Inside Manhattan’s forthcoming Bathhouse location

A bitcoin-powered Brooklyn banya is opening a new location, and The Post has exclusive first photos of its chic interiors.

Since 2019, Williamsburg’s Bathhouse has been providing locals with a wellness destination that offers not just spa treatments, but also communal facilities — a stylish take on the traditional European shvitz experience adapted for American sensibilities. 

And now, Manhattanites are getting their own iteration of the successful Brooklyn retreat, set to open in the Flatiron District before the year is out. 

“Our whole goal is to give the customer an experience of going into another world and having them forget where they came from for a little bit,” Bathhouse co-founder Travis Talmadge told The Post.

It will be located in a former parking garage at 14 W. 22nd St. (“Turns out parking garages,” with their high ceilings, extreme width and open floor plans, “they kind of need the same things we need.”) The Flatiron location will feature six pools; four hot rooms (three saunas and one steam room); multiple heated marble hammams; an entire treatment wing with 27 tables (four for scrubs, 23 for massages); 500 lockers; “a ton of deck space;” and a full-service, liquor-license-equipped restaurant all spread across 36,000 square feet and three stories descending nearly 40 feet underground. 

The new location is located in a converted parking garage.
Adrian Gaut

Patrons of the Williamsburg venue can expect a similar experience at the Flatiron branch (which will also be powered by bitcoin) albeit in a much larger, less intimate space — although the 103 N. 10th St. location will soon be growing significantly.

Construction is already underway on doubling the size of that currently 10,000-square-foot Bathhouse, which is expanding into an adjacent building, formerly a Brooklyn Brewery warehouse, and installing a sprawling outdoor space on its roof. 

Bathhouse also has a Chicago location in the works, although that will likely not open until 2025.

“Spa culture needs modernization,” said Talmadge.
Adrian Gaut

The existing location, as well as the two new ones, will all offer programming which, unlike many “superficial” treatment-focused modern spas, will be centered around the simple, ancient practice of contrast therapy — also known as moving from really hot to really cold repeatedly, explained Talmadge. 

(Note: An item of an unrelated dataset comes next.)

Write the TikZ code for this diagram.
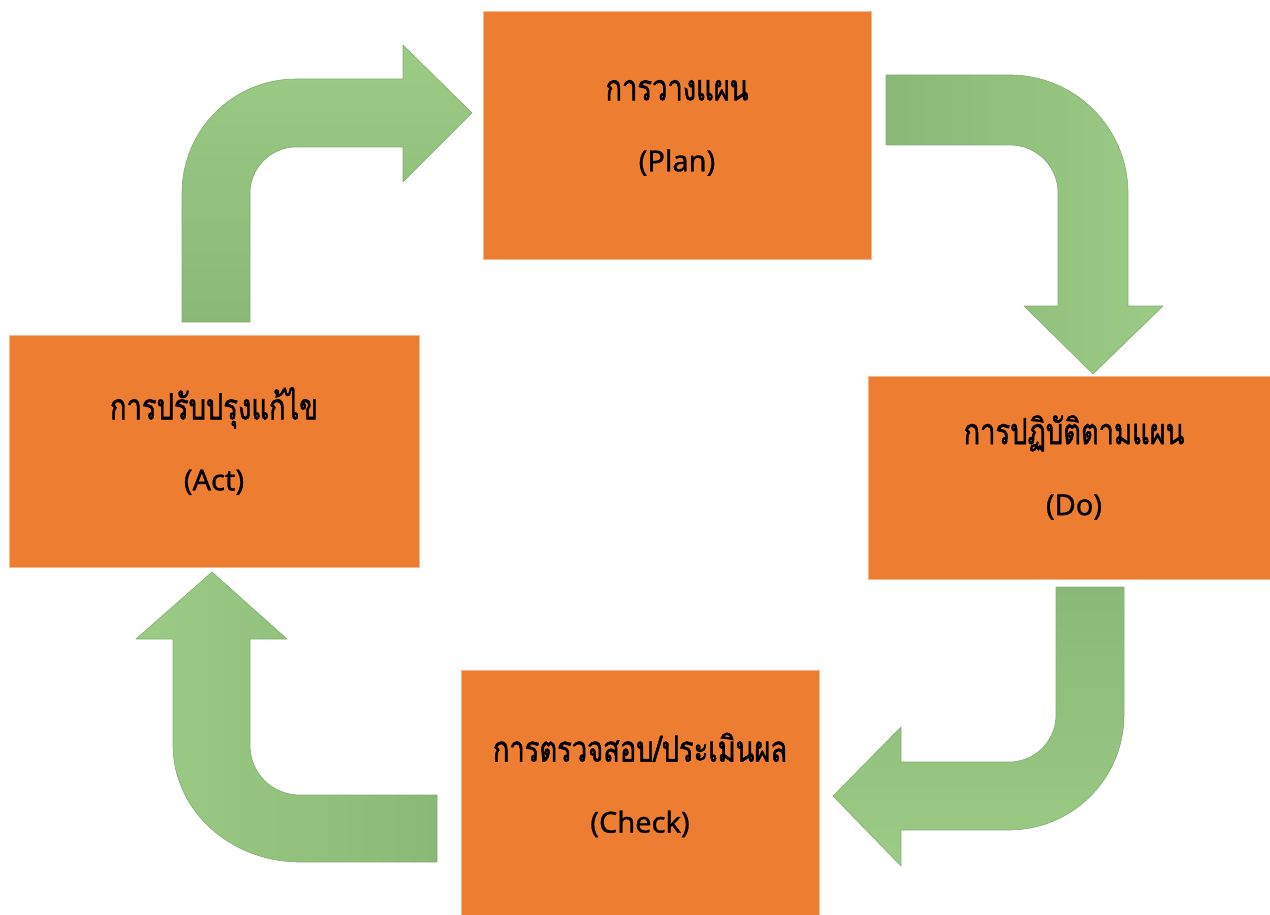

“A lot of people come to us trying to get what they’re seeking out of a spa day, and you can certainly relax, but it’s really, truly a bathhouse” and not a spa, he added. “The big difference between us and your traditional spa that currently exists on the market is it’s not precious, there’s no cucumber eyes, which is one of our internal taglines.”

Talmadge and his company co-founder, Jason Goodman — both big fans of fitness and nutrition — saw bathhouses as the “third edge of a [wellness] triangle,” but were turned off by the grime at many they visited. 

The Williamsburg location, which is currently undergoing an expansion.
Google Earth

It inspired them to create a classic communal banya that also offered the polished attraction of many high-end day spas, a bathhouse that would be “cleaner than anything that exists.”

So the pair created an amalgamation of global shvitz culture they felt would most appeal “to a young American audience,” a demographic set apart by their lack of group-sweating customs.

Said Talmadge, “Throughout the world there’s such a rich history of bathhouses in every other culture — except the US.”